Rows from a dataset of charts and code

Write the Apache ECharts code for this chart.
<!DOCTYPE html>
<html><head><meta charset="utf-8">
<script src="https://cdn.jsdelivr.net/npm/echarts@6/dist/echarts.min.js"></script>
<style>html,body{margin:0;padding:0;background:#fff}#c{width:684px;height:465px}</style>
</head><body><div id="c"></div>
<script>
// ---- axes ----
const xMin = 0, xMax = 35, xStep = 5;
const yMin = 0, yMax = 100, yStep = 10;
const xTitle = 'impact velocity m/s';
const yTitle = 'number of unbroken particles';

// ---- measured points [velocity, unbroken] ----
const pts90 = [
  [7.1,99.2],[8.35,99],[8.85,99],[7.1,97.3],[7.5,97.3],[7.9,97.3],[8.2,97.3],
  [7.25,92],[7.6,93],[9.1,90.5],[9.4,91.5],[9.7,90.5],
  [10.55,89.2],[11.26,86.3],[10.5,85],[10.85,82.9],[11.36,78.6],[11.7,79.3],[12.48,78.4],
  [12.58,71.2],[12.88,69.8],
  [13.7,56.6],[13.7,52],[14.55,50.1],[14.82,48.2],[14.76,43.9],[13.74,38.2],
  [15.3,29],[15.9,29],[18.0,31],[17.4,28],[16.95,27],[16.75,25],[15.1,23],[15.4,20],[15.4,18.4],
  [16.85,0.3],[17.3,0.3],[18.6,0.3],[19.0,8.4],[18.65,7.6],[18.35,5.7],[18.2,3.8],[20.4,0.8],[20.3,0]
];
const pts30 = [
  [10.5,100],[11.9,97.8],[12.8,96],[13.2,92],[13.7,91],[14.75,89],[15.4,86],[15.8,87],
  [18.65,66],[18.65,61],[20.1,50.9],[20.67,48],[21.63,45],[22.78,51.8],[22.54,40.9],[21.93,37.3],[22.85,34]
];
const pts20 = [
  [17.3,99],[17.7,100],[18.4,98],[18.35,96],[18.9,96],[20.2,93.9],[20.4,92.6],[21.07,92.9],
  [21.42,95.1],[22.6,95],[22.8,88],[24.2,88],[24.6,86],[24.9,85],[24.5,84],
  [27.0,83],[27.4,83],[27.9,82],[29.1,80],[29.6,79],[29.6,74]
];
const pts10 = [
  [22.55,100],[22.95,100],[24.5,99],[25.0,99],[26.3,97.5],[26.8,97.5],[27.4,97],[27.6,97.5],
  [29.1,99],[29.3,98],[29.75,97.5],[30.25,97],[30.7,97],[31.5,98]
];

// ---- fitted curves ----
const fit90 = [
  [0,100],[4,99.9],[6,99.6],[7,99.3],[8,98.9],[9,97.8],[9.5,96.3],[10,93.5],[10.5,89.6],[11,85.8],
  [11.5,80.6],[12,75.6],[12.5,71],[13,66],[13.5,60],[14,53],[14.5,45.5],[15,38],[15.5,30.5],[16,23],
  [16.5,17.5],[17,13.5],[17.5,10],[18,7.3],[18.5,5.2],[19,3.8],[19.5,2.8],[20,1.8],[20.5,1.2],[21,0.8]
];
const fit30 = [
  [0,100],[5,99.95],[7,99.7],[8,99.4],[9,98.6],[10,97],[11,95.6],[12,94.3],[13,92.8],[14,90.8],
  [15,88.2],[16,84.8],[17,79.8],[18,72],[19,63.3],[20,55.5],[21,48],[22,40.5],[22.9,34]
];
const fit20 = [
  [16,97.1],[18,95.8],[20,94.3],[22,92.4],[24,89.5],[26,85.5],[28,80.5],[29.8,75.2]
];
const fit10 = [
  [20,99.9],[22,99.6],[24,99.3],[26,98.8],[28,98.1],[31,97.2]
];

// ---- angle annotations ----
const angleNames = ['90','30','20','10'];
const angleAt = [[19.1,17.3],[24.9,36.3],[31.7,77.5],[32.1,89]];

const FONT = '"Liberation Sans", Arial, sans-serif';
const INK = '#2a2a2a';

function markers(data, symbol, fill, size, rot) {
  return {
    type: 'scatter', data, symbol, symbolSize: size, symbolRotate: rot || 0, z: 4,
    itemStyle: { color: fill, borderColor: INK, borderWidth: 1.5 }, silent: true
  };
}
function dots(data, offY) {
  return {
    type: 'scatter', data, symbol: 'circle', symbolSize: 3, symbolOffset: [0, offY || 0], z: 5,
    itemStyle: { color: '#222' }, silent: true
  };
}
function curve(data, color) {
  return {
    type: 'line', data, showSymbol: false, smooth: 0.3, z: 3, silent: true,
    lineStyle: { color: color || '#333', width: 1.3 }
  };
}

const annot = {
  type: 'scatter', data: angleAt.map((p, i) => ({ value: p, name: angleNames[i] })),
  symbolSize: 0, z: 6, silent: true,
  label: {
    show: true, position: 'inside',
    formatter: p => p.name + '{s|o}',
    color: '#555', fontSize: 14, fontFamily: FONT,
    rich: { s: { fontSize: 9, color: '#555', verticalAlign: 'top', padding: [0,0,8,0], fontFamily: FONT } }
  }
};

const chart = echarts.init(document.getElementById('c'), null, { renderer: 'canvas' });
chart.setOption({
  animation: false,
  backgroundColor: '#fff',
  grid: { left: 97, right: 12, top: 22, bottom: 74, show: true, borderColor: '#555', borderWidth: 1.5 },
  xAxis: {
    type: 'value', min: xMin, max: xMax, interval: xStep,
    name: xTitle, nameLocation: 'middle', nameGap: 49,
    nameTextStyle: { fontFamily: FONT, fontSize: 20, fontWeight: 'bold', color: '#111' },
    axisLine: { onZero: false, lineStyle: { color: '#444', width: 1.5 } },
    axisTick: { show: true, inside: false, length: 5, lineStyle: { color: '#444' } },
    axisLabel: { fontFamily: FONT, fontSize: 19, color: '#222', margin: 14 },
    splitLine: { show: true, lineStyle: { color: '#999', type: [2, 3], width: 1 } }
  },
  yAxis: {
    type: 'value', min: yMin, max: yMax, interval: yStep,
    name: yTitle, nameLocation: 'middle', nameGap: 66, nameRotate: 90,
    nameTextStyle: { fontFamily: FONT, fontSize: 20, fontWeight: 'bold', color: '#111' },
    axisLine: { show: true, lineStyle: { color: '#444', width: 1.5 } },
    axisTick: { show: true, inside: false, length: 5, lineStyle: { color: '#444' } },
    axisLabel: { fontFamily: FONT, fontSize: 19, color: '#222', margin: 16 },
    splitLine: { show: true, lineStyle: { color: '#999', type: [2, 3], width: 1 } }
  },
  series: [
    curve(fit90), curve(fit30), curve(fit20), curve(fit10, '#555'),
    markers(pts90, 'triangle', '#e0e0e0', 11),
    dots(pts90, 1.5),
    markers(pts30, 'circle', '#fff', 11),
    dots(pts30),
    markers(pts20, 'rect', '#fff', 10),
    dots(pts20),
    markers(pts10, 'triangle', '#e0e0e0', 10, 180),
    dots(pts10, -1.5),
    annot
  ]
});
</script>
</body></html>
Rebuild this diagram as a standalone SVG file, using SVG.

## [REQUEST]
Only the lines from the top of the data through the line that contains "const yTitle = 'number" should be quoted, exactly as they stand.

## [RESPONSE]
Write the Apache ECharts code for this chart.
<!DOCTYPE html>
<html><head><meta charset="utf-8">
<script src="https://cdn.jsdelivr.net/npm/echarts@6/dist/echarts.min.js"></script>
<style>html,body{margin:0;padding:0;background:#fff}#c{width:684px;height:465px}</style>
</head><body><div id="c"></div>
<script>
// ---- axes ----
const xMin = 0, xMax = 35, xStep = 5;
const yMin = 0, yMax = 100, yStep = 10;
const xTitle = 'impact velocity m/s';
const yTitle = 'number of unbroken particles';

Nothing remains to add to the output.